Daily Bell: Any other material you want to point to?

Sheldon Richman: Watch for a forthcoming book, Markets Not Capitalism, edited by Gary Chartier and Charles Johnson, which contains several of my articles.

Daily Bell: Thanks for your time!

Sheldon Richman: Thank you.

After Thoughts

We want to thank Sheldon Richman for continuing the great work of The Freeman, which is as close to an institution as libertarianism has. What is both frustrating and notable is that The Freeman has been a reasonable case for free markets for over half a century – and things seem worse than ever.

Almost every point made by writers for this prophetic magazine has in one way or another likely been vindicated and yet a publication such as, say … Time continues to "get it wrong" on every count and still manages a far greater presence (though diminishing influence).

Mr. Richman may not wish to admit it, but it seems evident and obvious to us that there are larger forces at work conspiring to retard the message of the publication he runs so wisely and well. These same forces evidently and obviously uplift publications that specialize in narratives of the divide and conquer sort.

We have often noted the peculiar persistence of establishment publications despite their failures. BusinessWeek, Newsweek, AOL and many more can (and do) pile up huge losses and yet somehow stay in business. They bounce back over and over – like Superballs. Their recoveries are almost magical, as if some great force is lifting them back up.

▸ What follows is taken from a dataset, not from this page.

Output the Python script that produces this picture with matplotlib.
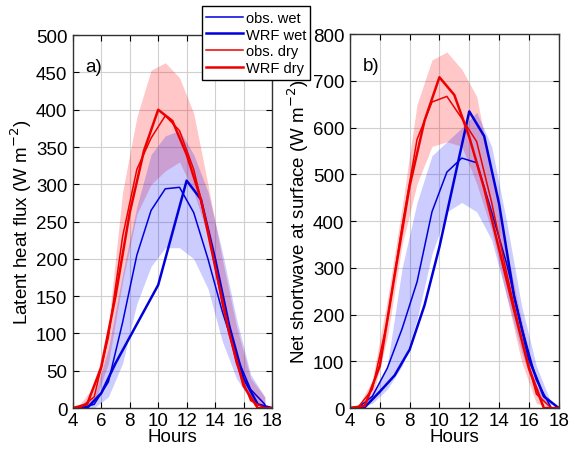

We often hear that capitalism is a merciless mistress that winnows failure on a regular basis. But we long ago stopped believing that the great Anglosphere institutions – banking, publishing or any other field – were subject to the same rules as smaller industrial efforts.

Thus, we have decided on a new yardstick to indicate when Western societies finally become freer. We will know this is the case when Mr. Richman's magazine begins to claim a circulation in the hundreds of thousands while Time declines with irreparable finality and the Daily Beast/Newsweek combo fades into the irrelevancy it so richly deserves. May that day come soon.